В том ли причина, что, как утверждает брат Каролины, Гердер растолковал обоим, будто они не подходят друг другу, или же причиной разрыва был только Жан-Поль — неизвестно. Ясно лишь, что по-настоящему любила одна она, а он не только сказал решающее слово, но и легко перенес разрыв. Спустя несколько дней он весел, как прежде, а через полгода опять обручен, опять с Каролиной, но из бюргерского сословия — она больше похожа на Розинетту, какой он воображает ее себе. А дворянке Каролине он написал так: «Мы схожи в наших возвышенных стремлениях, мы играем одну и ту же возвышенную мелодию, но каждый исполняет ее в другой тональности, т. е. индивидуальности, и это превращает величайшую схожесть в величайшую несхожесть: секунда — вот что рождает сильнейший диссонанс».
Его призвание — не любить, а описывать любовь и тем самым «быть мужем всех женщин», написал Гердер покинутой, которая еще долго не могла поверить в бесповоротность своего несчастья, и был прав, хотя Жан-Поль очень скоро станет мужем одной-единственной женщины.

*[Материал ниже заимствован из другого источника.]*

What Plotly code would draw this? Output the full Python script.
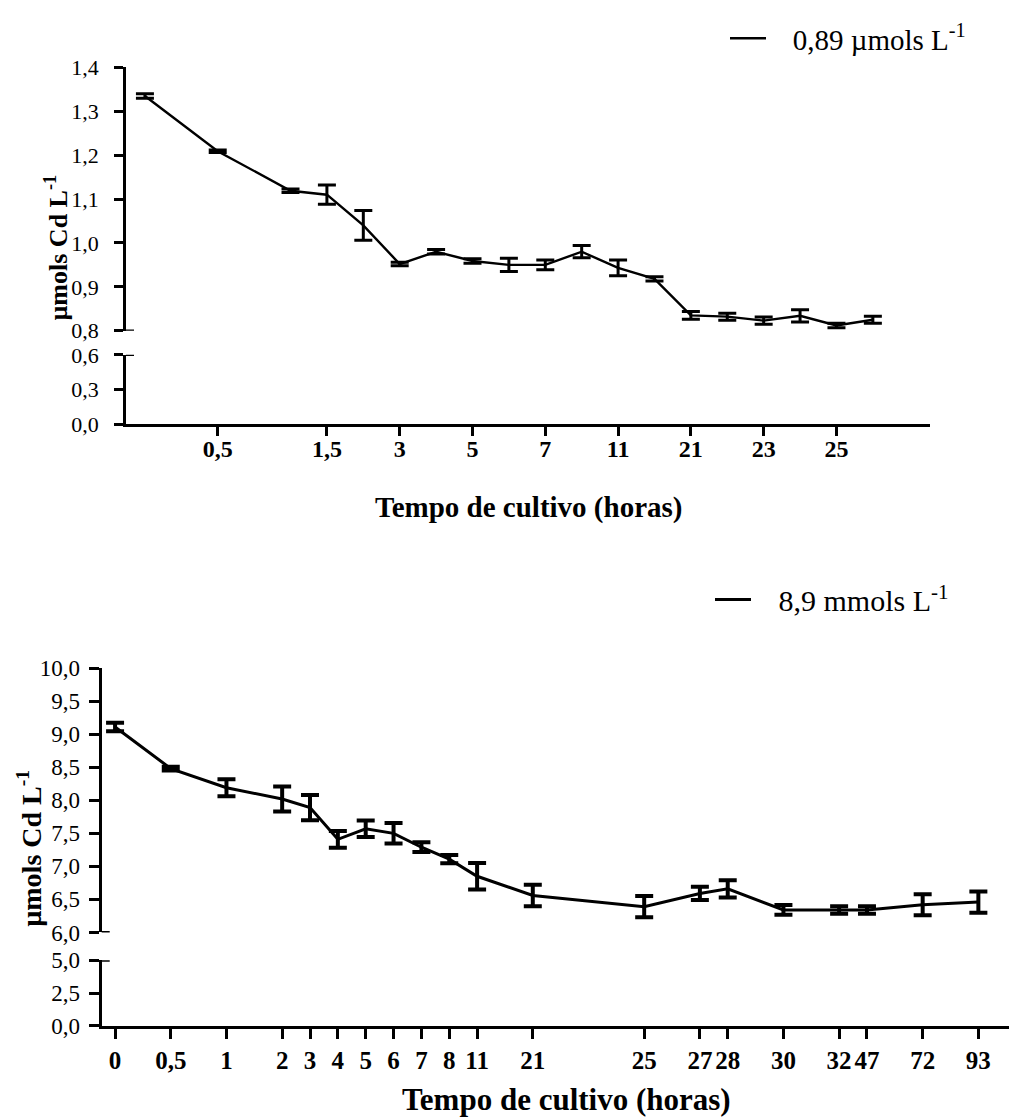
import plotly.graph_objects as go

# ---------------------------------------------------------------------------
# Data: residual Cd in the medium over cultivation time (mean +/- error)
# x values are the sampling-order slots on the (non-linear) time axis
# ---------------------------------------------------------------------------

# 0,89 µmol/L treatment
top_order = [0, 2, 4, 5, 6, 7, 8, 9, 10, 11, 12, 13, 14, 15, 16, 17, 18, 19, 20]
top_mean = [1.335, 1.209, 1.119, 1.110, 1.040, 0.952, 0.980, 0.959, 0.950, 0.950,
            0.980, 0.943, 0.918, 0.835, 0.832, 0.823, 0.834, 0.812, 0.825]
top_err = [0.005, 0.003, 0.004, 0.022, 0.034, 0.004, 0.005, 0.005, 0.015, 0.011,
           0.014, 0.018, 0.005, 0.009, 0.008, 0.008, 0.014, 0.005, 0.008]
top_tick_order = [2, 5, 7, 9, 11, 13, 15, 17, 19]
top_tick_text = ["0,5", "1,5", "3", "5", "7", "11", "21", "23", "25"]

# 8,9 mmol/L treatment
bottom_order = [0, 2, 4, 6, 7, 8, 9, 10, 11, 12, 13, 15, 19, 21, 22, 24, 26, 27, 29, 31]
bottom_hours = ["0", "0,5", "1", "2", "3", "4", "5", "6", "7", "8", "11", "21",
                "25", "27", "28", "30", "32", "47", "72", "93"]
bottom_mean = [9.11, 8.48, 8.19, 8.02, 7.89, 7.41, 7.57, 7.50, 7.29, 7.11,
               6.85, 6.56, 6.39, 6.59, 6.66, 6.34, 6.34, 6.34, 6.42, 6.46]
bottom_err = [0.066, 0.03, 0.13, 0.19, 0.19, 0.127, 0.124, 0.155, 0.074, 0.062,
              0.20, 0.163, 0.16, 0.10, 0.13, 0.074, 0.056, 0.056, 0.16, 0.16]

GAP = "\u00a0\u00a0\u00a0"  # breathing room between legend line and label
top_name = GAP + "0,89 µmols L<sup>-1</sup>"
bottom_name = GAP + "8,9 mmols L<sup>-1</sup>"
y_title = "<b>µmols Cd L<sup>-1</sup></b>"
x_title = "<b>Tempo de cultivo (horas)</b>"

# ---------------------------------------------------------------------------
W, H = 1009, 1118
SERIF = "Liberation Serif"


def fx(px):
    return px / W


def fy(py):
    return 1 - py / H


fig = go.Figure()

fig.add_trace(go.Scatter(
    x=top_order, y=top_mean, mode="lines", name=top_name, showlegend=True,
    line=dict(color="black", width=2.4),
    error_y=dict(type="data", array=top_err, color="black", thickness=3, width=9),
    xaxis="x", yaxis="y2", legend="legend",
))
fig.add_trace(go.Scatter(
    x=bottom_order, y=bottom_mean, mode="lines", name=bottom_name, showlegend=True,
    line=dict(color="black", width=3),
    error_y=dict(type="data", array=bottom_err, color="black", thickness=4, width=9),
    xaxis="x3", yaxis="y4", legend="legend2",
))

common = dict(showgrid=False, zeroline=False, showline=True, linecolor="black",
              ticks="outside", tickcolor="black")

top_ax = dict(common, linewidth=2.5, tickwidth=2.5, ticklen=9)
bot_ax = dict(common, linewidth=3, tickwidth=3, ticklen=10)

ytick_top = dict(family=SERIF, size=22, color="black")
ytick_bot = dict(family=SERIF, size=23, color="black")
xtick_top = dict(family=SERIF, size=24, color="black", weight="bold")
xtick_bot = dict(family=SERIF, size=25, color="black", weight="bold")

legend_style = dict(xanchor="left", yanchor="middle", bgcolor="rgba(0,0,0,0)",
                    borderwidth=0, itemwidth=36, visible=True)

fig.update_layout(
    width=W, height=H, autosize=False,
    margin=dict(l=0, r=0, t=0, b=0),
    paper_bgcolor="white", plot_bgcolor="white",
    separators=",.",
    showlegend=True,
    font=dict(family=SERIF, color="black"),
    # top panel (broken y axis)
    xaxis=dict(top_ax, domain=[fx(126), fx(930)], anchor="y", range=[-0.52, 21.57],
               tickmode="array", tickvals=top_tick_order, ticktext=top_tick_text,
               tickfont=xtick_top, ticklabelstandoff=-8),
    yaxis=dict(top_ax, domain=[fy(421.7), fy(350.7)], anchor="x", range=[0, 0.6],
               tick0=0, dtick=0.3, tickformat=".1f", tickfont=ytick_top,
               ticklabelstandoff=11),
    yaxis2=dict(top_ax, domain=[fy(326), fy(56.7)], anchor="x", range=[0.8, 1.4],
                tick0=0.8, dtick=0.1, tickformat=".1f", tickfont=ytick_top,
                ticklabelstandoff=11),
    # bottom panel (broken y axis)
    xaxis3=dict(bot_ax, domain=[fx(101.7), fx(1009)], anchor="y3", range=[-0.48, 32.1],
                tickmode="array", tickvals=bottom_order, ticktext=bottom_hours,
                tickfont=xtick_bot),
    yaxis3=dict(bot_ax, domain=[fy(1037), fy(970)], anchor="x3", range=[0, 5],
                tick0=0, dtick=2.5, tickformat=".1f", tickfont=ytick_bot,
                ticklabelstandoff=4),
    yaxis4=dict(bot_ax, domain=[fy(941.5), fy(671.2)], anchor="x3", range=[6, 10],
                tick0=6, dtick=0.5, tickformat=".1f", tickfont=ytick_bot,
                ticklabelstandoff=4),
    legend=dict(legend_style, x=fx(725), y=fy(27),
                font=dict(family=SERIF, size=29, color="black")),
    legend2=dict(legend_style, x=fx(710), y=fy(601),
                 font=dict(family=SERIF, size=30, color="black")),
)

# axis titles
annotations = [
    dict(text=y_title, x=fx(57), y=fy(241), textangle=-90,
         font=dict(family=SERIF, size=26, color="black")),
    dict(text=y_title, x=fx(30), y=fy(856), textangle=-90,
         font=dict(family=SERIF, size=28, color="black")),
    dict(text=x_title, x=fx(528), y=fy(507),
         font=dict(family=SERIF, size=29, color="black")),
    dict(text=x_title, x=fx(566), y=fy(1112),
         font=dict(family=SERIF, size=31, color="black")),
]
for a in annotations:
    a.update(xref="paper", yref="paper", showarrow=False,
             xanchor="center", yanchor="middle")
fig.update_layout(annotations=annotations)

# break marks: the end ticks of each axis segment cross the axis line
breaks = [
    ("y2", 0.8, 126, 2.5), ("y", 0.6, 126, 2.5),
    ("y4", 6.0, 101.7, 3), ("y3", 5.0, 101.7, 3),
]
for yref, yv, xpx, lw in breaks:
    fig.add_shape(type="line", xref="paper", yref=yref,
                  x0=fx(xpx), x1=fx(xpx + 8), y0=yv, y1=yv,
                  line=dict(color="black", width=lw))

fig.write_html("out.html")
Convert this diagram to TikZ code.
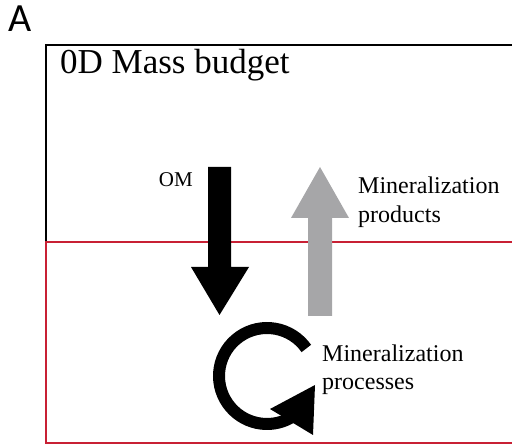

Когда бывшие обрученные спустя год снова увиделись в Гильдбургхаузене, Жан-Поль охотно беседовал с нею, но про себя тихо говорил: «Слава богу!» Каролина, видимо, испытывала противоречивые чувства. Еще долгие годы она праздновала в своих дневниках день рождения Жан-Поля как свой «великий день», который всегда для нее будет «свят и дорог». Свои лучшие годы она провела придворной дамой в Гильдбургхаузене и Вюртемберге, в сорок два года вышла наконец замуж и еще старухой с умилением вспоминала бывшего жениха. А он в 1820 году, когда во время придворной аудиенции в Мюнхене речь зашла о фройляйн из Гильдбургхаузена, не смог вспомнить имени той, с кем был помолвлен.
Нерешительный возлюбленный разочаровал не только непосредственно пострадавшую, но и чету Гердеров, которая принимала большое участие в помолвке. Полного разрыва между Гердером и Жан-Полем не происходит, но разлад серьезен. И поскольку связь с Шарлоттой фон Кальб тоже оборвалась, а отношения с Гёте и переехавшим тем временем в Веймар Шиллером становятся все более холодными, город утратил для него очарование. Поездка в Берлин, которая была задумана им раньше и состоялась в месяц расторжения помолвки, превратилась в разведку нового местожительства. Там его дожидаются две женщины: Жозефина фон Зидов, владелица имения из Нижней Померании, и Луиза, королева Пруссии.
27
ЖЕНЩИН — МНОЖЕСТВО
Он направился, так сказать, в свою столицу. Ибо вот уже восемь лет Жан-Поль — прусский подданный. После отречения владетельного князя Карла Александра Ансбах-Байройт превратился в южный опорный пункт страны, которая стала при Фридрихе великой державой и после насильственного расчленения Польши и Базельского мира с Францией простерлась от Варшавы до Рейна: это колосс, но колосс на глиняных ногах; Наполеону через шесть лет стоило только толкнуть его, чтобы он рухнул.
Жан-Поль все еще пишет свой «кардинальный роман», в котором изображено, как в князе воспитывают готовность реформировать разложившееся феодальное государство. Государство это мало похоже на Пруссию, но наряду с другими государствами имеется в виду и она. Этот гигантский памятник феодализму крайне нуждается в реформах. Уже есть люди, понимающие это, нужна только катастрофа, которая расчистила бы им путь. Бюрократическая машина, закосневшая в своем холостом вращении, не способна измениться без толчка снизу или извне.